Datacenters hyperscale : au cœur de la souveraineté numérique
La révolution numérique et l’essor de l’intelligence artificielle reposent sur des infrastructures invisibles mais vitales : les datacenters hyperscale. Sans eux, pas de cloud, pas d’IA générative, pas de services numériques massifs. Ces centres géants, capables d’héberger plusieurs milliers de serveurs et de traiter des volumes colossaux de données, sont devenus un enjeu stratégique mondial, au même titre que l’énergie ou les matières premières. La capacité d’un pays à innover et à garantir sa souveraineté numérique dépend désormais de ces sites XXL.

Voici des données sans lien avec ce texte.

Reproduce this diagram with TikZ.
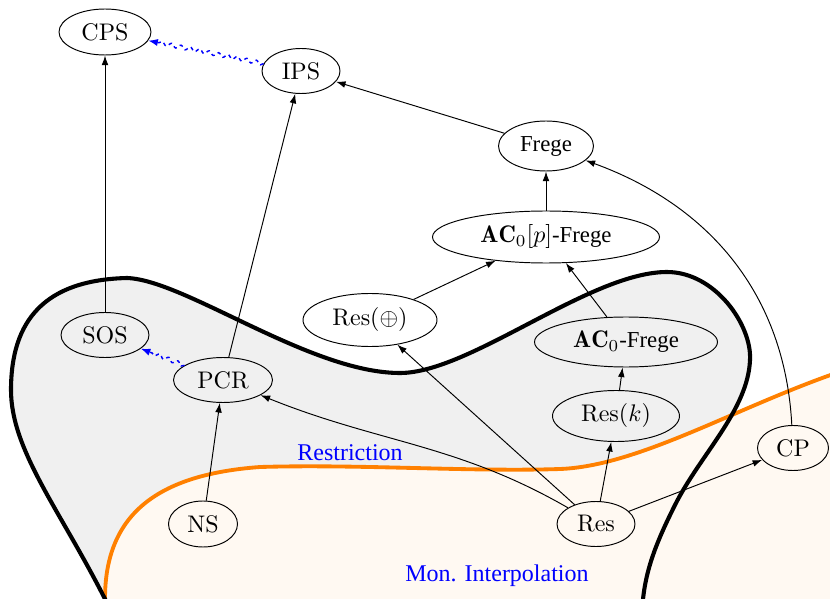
\documentclass[tikz,border=0pt]{standalone}
\usepackage{fontspec}
\newfontfamily\lib{Liberation Serif}
\usetikzlibrary{arrows.meta,shapes.geometric,decorations.pathmorphing}
\begin{document}
\begin{tikzpicture}[x=0.4167pt,y=0.4167pt,
 nd/.style={draw,ellipse,inner sep=0pt,line width=0.4pt,font=\fontsize{10}{12}\selectfont},
 arr/.style={-{Latex[length=4pt,width=2.8pt]},line width=0.4pt},
 snk/.style={blue,line width=0.6pt,dash pattern=on 1.5pt off 1.5pt,-{Latex[length=4pt,width=3pt]},decorate,decoration={snake,amplitude=0.8pt,segment length=4pt,post length=4pt}},
 lbl/.style={blue,font=\lib\fontsize{10}{12}\selectfont},
 blobline/.style={black,line width=1.7pt},
 oline/.style={orange,line width=1.6pt}]
\useasboundingbox (0,0) rectangle (830,-599);
\begin{scope}
\clip (0,0) rectangle (830,-599);
\fill[black!6] (113,-615) -- (105,-599) .. controls (60,-510) and (11,-450) .. (11,-390)
  .. controls (11,-320) and (45,-280) .. (127,-278)
  .. controls (185,-280) and (310,-373) .. (400,-373)
  .. controls (470,-373) and (590,-272) .. (667,-272)
  .. controls (715,-272) and (752,-325) .. (750,-360)
  .. controls (748,-410) and (700,-455) .. (675,-505)
  .. controls (655,-545) and (643,-575) .. (642,-615) -- cycle;
\fill[orange!5] (103,-615) -- (105,-599) .. controls (105,-520) and (150,-475) .. (260,-467)
  .. controls (360,-464) and (470,-472) .. (560,-469)
  .. controls (640,-466) and (740,-405) .. (845,-370) -- (845,-615) -- cycle;
\draw[oline] (103,-615) -- (105,-599) .. controls (105,-520) and (150,-475) .. (260,-467)
  .. controls (360,-464) and (470,-472) .. (560,-469)
  .. controls (640,-466) and (740,-405) .. (845,-370);
\draw[blobline] (113,-615) -- (105,-599) .. controls (60,-510) and (11,-450) .. (11,-390)
  .. controls (11,-320) and (45,-280) .. (127,-278)
  .. controls (185,-280) and (310,-373) .. (400,-373)
  .. controls (470,-373) and (590,-272) .. (667,-272)
  .. controls (715,-272) and (752,-325) .. (750,-360)
  .. controls (748,-410) and (700,-455) .. (675,-505)
  .. controls (655,-545) and (643,-575) .. (642,-615);
\end{scope}
% nodes
\node[nd,minimum width=92*0.4167pt,minimum height=46*0.4167pt] (CPS) at (105,-32) {CPS};
\node[nd,minimum width=78*0.4167pt,minimum height=45*0.4167pt] (IPS) at (301,-71) {IPS};
\node[nd,minimum width=95*0.4167pt,minimum height=50*0.4167pt] (Frege) at (546,-146) {\lib\fontsize{9.5}{12}\selectfont Frege};
\node[nd,minimum width=227*0.4167pt,minimum height=52*0.4167pt] (ACp) at (546,-237) {$\mathbf{AC}_0[p]${\lib\fontsize{9.5}{12}\selectfont -Frege}};
\node[nd,minimum width=134*0.4167pt,minimum height=53*0.4167pt] (Resx) at (370,-320) {Res($\oplus$)};
\node[nd,minimum width=183*0.4167pt,minimum height=50*0.4167pt] (ACF) at (626,-342) {$\mathbf{AC}_0${\lib\fontsize{9.5}{12}\selectfont -Frege}};
\node[nd,minimum width=127*0.4167pt,minimum height=51*0.4167pt] (Resk) at (616,-416) {Res($k$)};
\node[nd,minimum width=71*0.4167pt,minimum height=45*0.4167pt] (CP) at (793,-448) {CP};
\node[nd,minimum width=78*0.4167pt,minimum height=45*0.4167pt] (Res) at (596,-524) {Res};
\node[nd,minimum width=88*0.4167pt,minimum height=45*0.4167pt] (SOS) at (105,-335) {SOS};
\node[nd,minimum width=99*0.4167pt,minimum height=45*0.4167pt] (PCR) at (223,-380) {PCR};
\node[nd,minimum width=69*0.4167pt,minimum height=46*0.4167pt] (NS) at (203,-524) {NS};
\node[lbl] (restr) at (350,-453) {Restriction};
\node[lbl] (monint) at (497,-576) {Mon. Interpolation};
% edges
\draw[arr] (SOS) -- (CPS);
\draw[snk] (IPS) -- (CPS);
\draw[arr] (PCR) -- (IPS);
\draw[arr] (Frege) -- (IPS);
\draw[arr] (ACp) -- (Frege);
\draw[arr] (CP) to[out=93,in=-20] (Frege);
\draw[arr] (Resx) -- (ACp);
\draw[arr] (ACF) -- (ACp);
\draw[arr] (Resk) -- (ACF);
\draw[arr] (Res) -- (Resk);
\draw[arr] (Res) -- (Resx);
\draw[arr] (Res) to[out=150,in=-22] (PCR);
\draw[arr] (Res) -- (CP);
\draw[arr] (NS) -- (PCR);
\draw[snk] (PCR) -- (SOS);
\end{tikzpicture}
\end{document}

Des infrastructures hors norme
Un datacenter hyperscale se distingue par sa scalabilité : il peut croître rapidement en ajoutant des milliers de serveurs pour absorber de nouveaux usages. Tout est pensé pour la performance et la résilience : automatisation, réseaux ultra-rapides, refroidissement optimisé, gestion logicielle centralisée. Ces installations atteignent des rendements énergétiques inédits : elles consomment beaucoup moins d’électricité pour le refroidissement et le fonctionnement général. Concrètement, presque toute l’énergie sert aux serveurs eux-mêmes, sans pertes autour. L’intérêt est double : économies d’échelle et fiabilité des services numériques.
Un marché en pleine expansion
Selon Synergy Research, le monde 1100 datacenters hyperscale début 2024 et devrait tripler d’ici 2030. Leur poids est considérable : ils représentent aujourd’hui plus de 40 % de la capacité mondiale, un chiffre qui dépassera les 60 % dans cinq ans. Le marché, estimé à 85 milliards de dollars en 2022, pourrait atteindre près de 800 milliards en 2032 (MarketResearch). La demande explose, stimulée par l’IA, le streaming et les besoins croissants de stockage.
La France dans la course
Longtemps en retrait, la France affiche désormais son ambition. Emmanuel Macron a rappelé en 2024 que le pays dispose des capacités d’accueil pour ces centres critiques. Depuis, les annonces se multiplient :
- Microsoft investit 4 milliards d’euros, renforce ses sites parisiens et marseillais, et prévoit un nouveau centre à Mulhouse.
- Amazon mobilise 1,2 milliard pour ses infrastructures, avec 6 milliards promis d’ici 2031.
- Equinix a inauguré un centre de 630 M€ à Meudon, tout en développant des solutions de réutilisation de chaleur pour alimenter, par exemple, la piscine olympique de Saint-Denis.
- Data4 déploie un campus majeur en Essonne.
Cette dynamique soulève des défis immenses : procédures d’implantation longues, consommation énergétique colossale (jusqu’à 7 GW attendus en Île-de-France d’ici 2030), et nécessité d’intégrer des solutions décarbonées, du nucléaire aux énergies renouvelables.
Les acteurs français stratégiques
Si les géants américains dominent le marché, la France dispose d’atouts propres. Scaleway/OpCore (groupe Iliad) investit 2,5 milliards pour renforcer son cloud souverain. Equans, spécialiste des solutions énergétiques et techniques, accompagne le développement d’infrastructures hyperscale plus sobres, en travaillant sur le refroidissement et l’efficacité énergétique. GrenoblIX, pionnier des centres “verts”, exploite géothermie et hydroélectricité. L’association France Datacenter fédère enfin la filière et défend une approche compétitive et durable.
Une course à la puissance… et à la durabilité
Les datacenters hyperscale sont à la fois un levier de compétitivité et un test écologique. La France s’efforce de trouver son équilibre : accueillir les géants du numérique, soutenir ses propres acteurs, et répondre aux exigences de durabilité. Car à l’heure où l’IA et le cloud façonnent l’économie mondiale, rester absent de cette course reviendrait à renoncer à une part de souveraineté et d’innovation.